The University and College Union, the British academics' trade union, has recently called for a ‘consistent and complete’ boycott of all Israeli academic institutions. The call has been widely attacked, not least, one suspects, because many of those working in Israeli universities are notably critical of current Israeli policy. One could also make the obvious point that a degree of intellectual freedom exists in Israel which one would be hard put to find in many of her neighbours.

The British Academy was quick to condemn the boycott on grounds of principle. In doing so, it quoted a statement from International Human Rights Network of Academies and Scholarly Societies, which stresses the professional duty of scholars to assist ‘those colleagues whose human rights have been infringed’ and to ‘promote and protect the independence of academies and scholarly societies worldwide’.

One can only applaud the sentiments, particularly as applied to this case. But there is a difficulty here in combining the general defence of human rights with the more specific notion of academic freedom; this difficulty may be part of what sometimes fuels calls for academic boycotts.

What if, as has not been unknown, some of those in academies and scholarly societies are using their privileged position to benefit from or promote the denying of rights to others? Should we in the West, for example, have worked with the heavily infiltrated academies in the former Eastern bloc, who did little to help their former colleagues who were stoking boilers? Nearer home, what might we say about the scholarly freedom of an academic who argues against human rights, either generally or in particular cases, and whom some want to silence?

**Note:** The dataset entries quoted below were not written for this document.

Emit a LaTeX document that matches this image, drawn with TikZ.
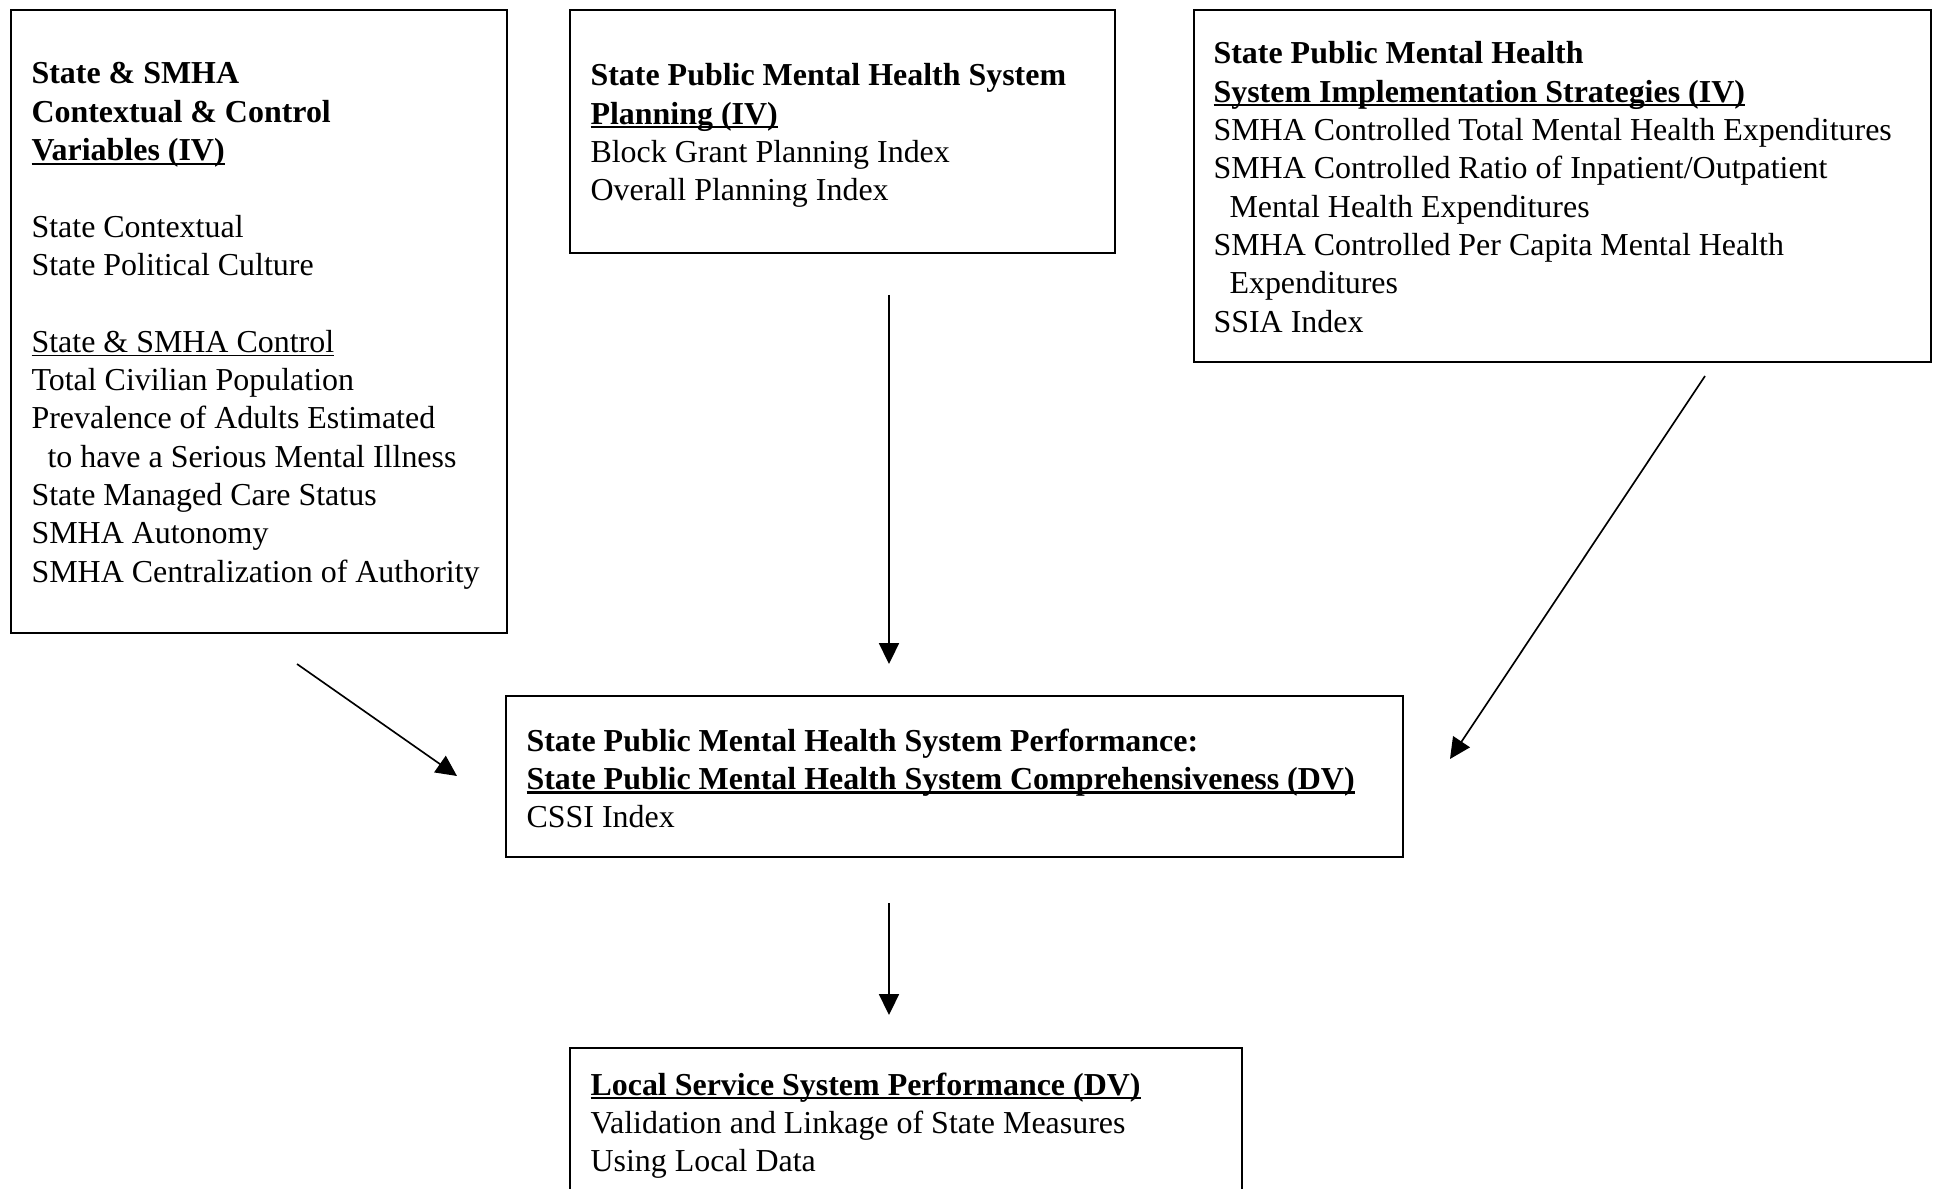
\documentclass[tikz,border=0pt]{standalone}
\usepackage{fontspec}
\setmainfont{Liberation Serif}
\usetikzlibrary{arrows.meta}

% underline drawn close to the baseline, as in the original
\newsavebox{\undlbox}
\newcommand{\undl}[2][0.45pt]{\sbox{\undlbox}{#2}\rlap{\rule[-1.5pt]{\wd\undlbox}{#1}}\usebox{\undlbox}}

\begin{document}
\begin{tikzpicture}[
    x=0.36pt,
    y=-0.36pt,
    frame/.style={draw, line width=0.8pt, anchor=north west, inner sep=0pt},
    body/.style={anchor=north west, align=left, inner sep=0pt, font=\fontsize{11.5pt}{13.8pt}\selectfont},
    flow/.style={-{Triangle[length=7.5pt, width=7.2pt]}, line width=0.6pt}
]
\useasboundingbox (0,0) rectangle (1937,1189);
\clip (0,0) rectangle (1937,1189);

% Boxes
\node[frame, minimum width=178.56pt, minimum height=224.28pt] (ctxbox) at (10,9) {};
\node[frame, minimum width=196.2pt, minimum height=87.48pt] (planbox) at (569,9) {};
\node[frame, minimum width=265.32pt, minimum height=126.72pt] (implbox) at (1193,9) {};
\node[frame, minimum width=322.92pt, minimum height=57.96pt] (perfbox) at (505,695) {};
\node[frame, minimum width=241.92pt, minimum height=80pt] (localbox) at (569,1047) {};

% Box texts
\node[body] (ctxtext) at (31,62) {\textbf{State \& SMHA}\\
    \textbf{Contextual \& Control}\\
    \undl[0.75pt]{\textbf{Variables (IV)}}\\[13.8pt]
    State Contextual\\
    State Political Culture\\[13.8pt]
    \undl{State \& SMHA Control}\\
    Total Civilian Population\\
    Prevalence of Adults Estimated\\
    \hspace*{0.5em}to have a Serious Mental Illness\\
    State Managed Care Status\\
    SMHA Autonomy\\
    SMHA Centralization of Authority};
\node[body] (plantext) at (590,63) {\textbf{State Public Mental Health System}\\
    \undl[0.75pt]{\textbf{Planning (IV)}}\\
    Block Grant Planning Index\\
    Overall Planning Index};
\node[body] (impltext) at (1213,41) {\textbf{State Public Mental Health}\\
    \undl[0.75pt]{\textbf{System Implementation Strategies (IV)}}\\
    SMHA Controlled Total Mental Health Expenditures\\
    SMHA Controlled Ratio of Inpatient/Outpatient\\
    \hspace*{0.5em}Mental Health Expenditures\\
    SMHA Controlled Per Capita Mental Health\\
    \hspace*{0.5em}Expenditures\\
    SSIA Index};
\node[body] (perftext) at (526,728) {\textbf{State Public Mental Health System Performance:}\\
    \undl[0.75pt]{\textbf{State Public Mental Health System Comprehensiveness (DV)}}\\
    CSSI Index};
\node[body] (localtext) at (590,1072) {\undl[0.75pt]{\textbf{Local Service System Performance (DV)}}\\
    Validation and Linkage of State Measures\\
    Using Local Data};

% Arrow ends
\coordinate (ctxtail) at (297,664);
\coordinate (ctxtip) at (457,776);
\coordinate (plantail) at (889,295);
\coordinate (plantip) at (889,664);
\coordinate (impltail) at (1705,376);
\coordinate (impltip) at (1450,759);
\coordinate (perftail) at (889,903);
\coordinate (perftip) at (889,1015);

% Arrows
\draw[flow] (ctxtail) -- (ctxtip);
\draw[flow] (plantail) -- (plantip);
\draw[flow] (impltail) -- (impltip);
\draw[flow] (perftail) -- (perftip);

\end{tikzpicture}
\end{document}
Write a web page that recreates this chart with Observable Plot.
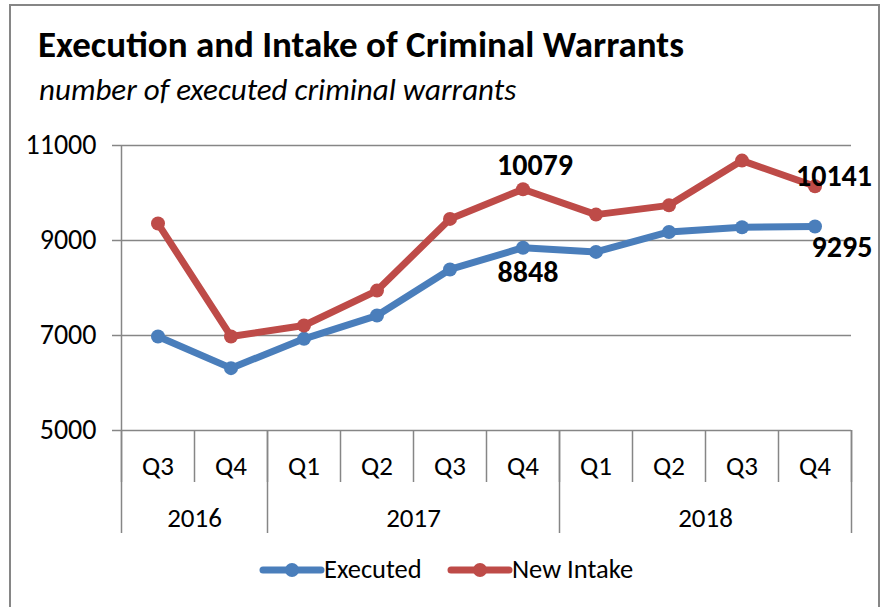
<!DOCTYPE html>
<html>
<head>
<meta charset="utf-8">
<script src="https://cdn.jsdelivr.net/npm/d3@7"></script>
<script src="https://cdn.jsdelivr.net/npm/@observablehq/plot@0.6"></script>
<style>
  html, body { margin: 0; padding: 0; background: #fff; overflow: hidden; }
  #wrap { position: relative; width: 883px; height: 607px; overflow: hidden; font-family: Carlito, Lato, sans-serif; }
  #wrap > svg { position: absolute; left: 0; top: 0; }
</style>
</head>
<body>
<div id="wrap"></div>
<script>
// ---- data ----
const quarters = ["Q3", "Q4", "Q1", "Q2", "Q3", "Q4", "Q1", "Q2", "Q3", "Q4"];
const years = ["2016", "2016", "2017", "2017", "2017", "2017", "2018", "2018", "2018", "2018"];
const executed = [6980, 6313, 6930, 7420, 8390, 8848, 8760, 9180, 9278, 9295];
const newIntake = [9357, 6980, 7210, 7945, 9455, 10079, 9545, 9740, 10682, 10141];
const yTicks = [5000, 7000, 9000, 11000];
const seriesNames = ["Executed", "New Intake"];
const titleText = "Execution and Intake of Criminal Warrants";
const subtitleText = "number of executed criminal warrants";

// ---- derived table ----
const rows = quarters.map((q, i) => ({i, x: i + 0.5, q, year: years[i], executed: executed[i], newIntake: newIntake[i]}));
const n = quarters.length;
const sepTicks = d3.range(0, n + 1);
const yearGroups = d3.groups(rows, d => d.year).map(([year, rs]) => ({year, start: rs[0].i, end: rs[rs.length - 1].i + 1}));
const yearBounds = [0, ...yearGroups.map(g => g.end)];
const yearCenters = yearGroups.map(g => (g.start + g.end) / 2);
const yearByCenter = new Map(yearGroups.map(g => [(g.start + g.end) / 2, g.year]));

const BLUE = "#4a7ebb", RED = "#be4b48", GRID = "#868686";
const FONT = "Carlito, Lato, sans-serif";
const last = n - 1;
const peak = rows.findIndex(r => r.newIntake === 10079);

const chart = Plot.plot({
  width: 883,
  height: 607,
  marginLeft: 121,
  marginRight: 32,
  marginTop: 145,
  marginBottom: 177,
  style: {fontFamily: FONT, fontSize: "27px", color: "#000", background: "transparent", overflow: "visible"},
  x: {type: "linear", domain: [0, n]},
  y: {domain: [5000, 11000]},
  marks: [
    Plot.gridY(yTicks, {stroke: GRID, strokeOpacity: 1, strokeWidth: 1.5}),
    Plot.axisY(yTicks, {tickSize: 9, tickPadding: 16, stroke: GRID, strokeWidth: 1.5, fontSize: 28, label: null, tickFormat: d => String(d)}),
    Plot.ruleX([0], {y1: 5000, y2: 11000, stroke: GRID, strokeWidth: 1.5}),
    Plot.axisX(sepTicks, {tickSize: 52, stroke: GRID, strokeWidth: 1.5, tickFormat: () => "", label: null}),
    Plot.axisX(yearBounds, {tickSize: 103, stroke: GRID, strokeWidth: 1.5, tickFormat: () => "", label: null}),
    Plot.axisX(rows.map(r => r.x), {tickSize: 0, tickPadding: 25, fontSize: 27, tickFormat: d => quarters[Math.floor(d)], label: null}),
    Plot.axisX(yearCenters, {tickSize: 0, tickPadding: 77, fontSize: 27, tickFormat: d => yearByCenter.get(d), label: null}),
    Plot.line(rows, {x: "x", y: "executed", stroke: BLUE, strokeWidth: 7, strokeLinejoin: "round"}),
    Plot.dot(rows, {x: "x", y: "executed", r: 7, fill: BLUE}),
    Plot.line(rows, {x: "x", y: "newIntake", stroke: RED, strokeWidth: 7, strokeLinejoin: "round"}),
    Plot.dot(rows, {x: "x", y: "newIntake", r: 7, fill: RED}),
    Plot.text(rows.filter(r => r.i === peak), {x: "x", y: "newIntake", text: d => String(d.newIntake), dx: 12, dy: -24, fontSize: 30, fontWeight: "bold", fill: "#000"}),
    Plot.text(rows.filter(r => r.i === peak), {x: "x", y: "executed", text: d => String(d.executed), dx: 5, dy: 25, fontSize: 30, fontWeight: "bold", fill: "#000"}),
    Plot.text(rows.filter(r => r.i === last), {x: "x", y: "newIntake", text: d => String(d.newIntake), dx: 19, dy: -10, fontSize: 30, fontWeight: "bold", fill: "#000"}),
    Plot.text(rows.filter(r => r.i === last), {x: "x", y: "executed", text: d => String(d.executed), dx: 27, dy: 21, fontSize: 30, fontWeight: "bold", fill: "#000"})
  ]
});

const wrap = document.getElementById("wrap");
wrap.appendChild(chart);

// ---- overlay: frame, title, subtitle, legend ----
const ns = "http://www.w3.org/2000/svg";
const ov = d3.create("svg").attr("width", 883).attr("height", 607).attr("xmlns", ns).style("font-family", FONT);
ov.append("rect").attr("x", 10).attr("y", 5).attr("width", 869).attr("height", 640)
  .attr("fill", "none").attr("stroke", GRID).attr("stroke-width", 2);
ov.append("text").attr("x", 38).attr("y", 57).attr("font-size", 37).attr("font-weight", "bold").text(titleText);
ov.append("text").attr("x", 39).attr("y", 100).attr("font-size", 31).attr("font-style", "italic").text(subtitleText);

const legendItems = [
  {name: seriesNames[0], color: BLUE, x0: 263},
  {name: seriesNames[1], color: RED, x0: 451}
];
for (const it of legendItems) {
  const g = ov.append("g");
  g.append("line").attr("x1", it.x0).attr("x2", it.x0 + 58).attr("y1", 570).attr("y2", 570)
    .attr("stroke", it.color).attr("stroke-width", 7).attr("stroke-linecap", "round");
  g.append("circle").attr("cx", it.x0 + 29).attr("cy", 570).attr("r", 7).attr("fill", it.color);
  g.append("text").attr("x", it.x0 + 61).attr("y", 578).attr("font-size", 26.5).text(it.name);
}
wrap.appendChild(ov.node());
</script>
</body>
</html>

The British Academy calls for ‘free academic interchange’, laudably enough. But, as Tom Stoppard highlighted in his play Professional Foul, free academic interchange, even among philosophers, might involve some undesirable encounters with academics sheltering beneath the protection of their academies. If, for the best of professional reasons, to promote genuine research and even international co-operation, we undertake such encounters, do we simply have to hope that in the end human rights will win through? It would be interesting to know what Czech dissidents thought of co-operation between Western academics and their academies in the 1970s and 1980s, both at the time and in retrospect.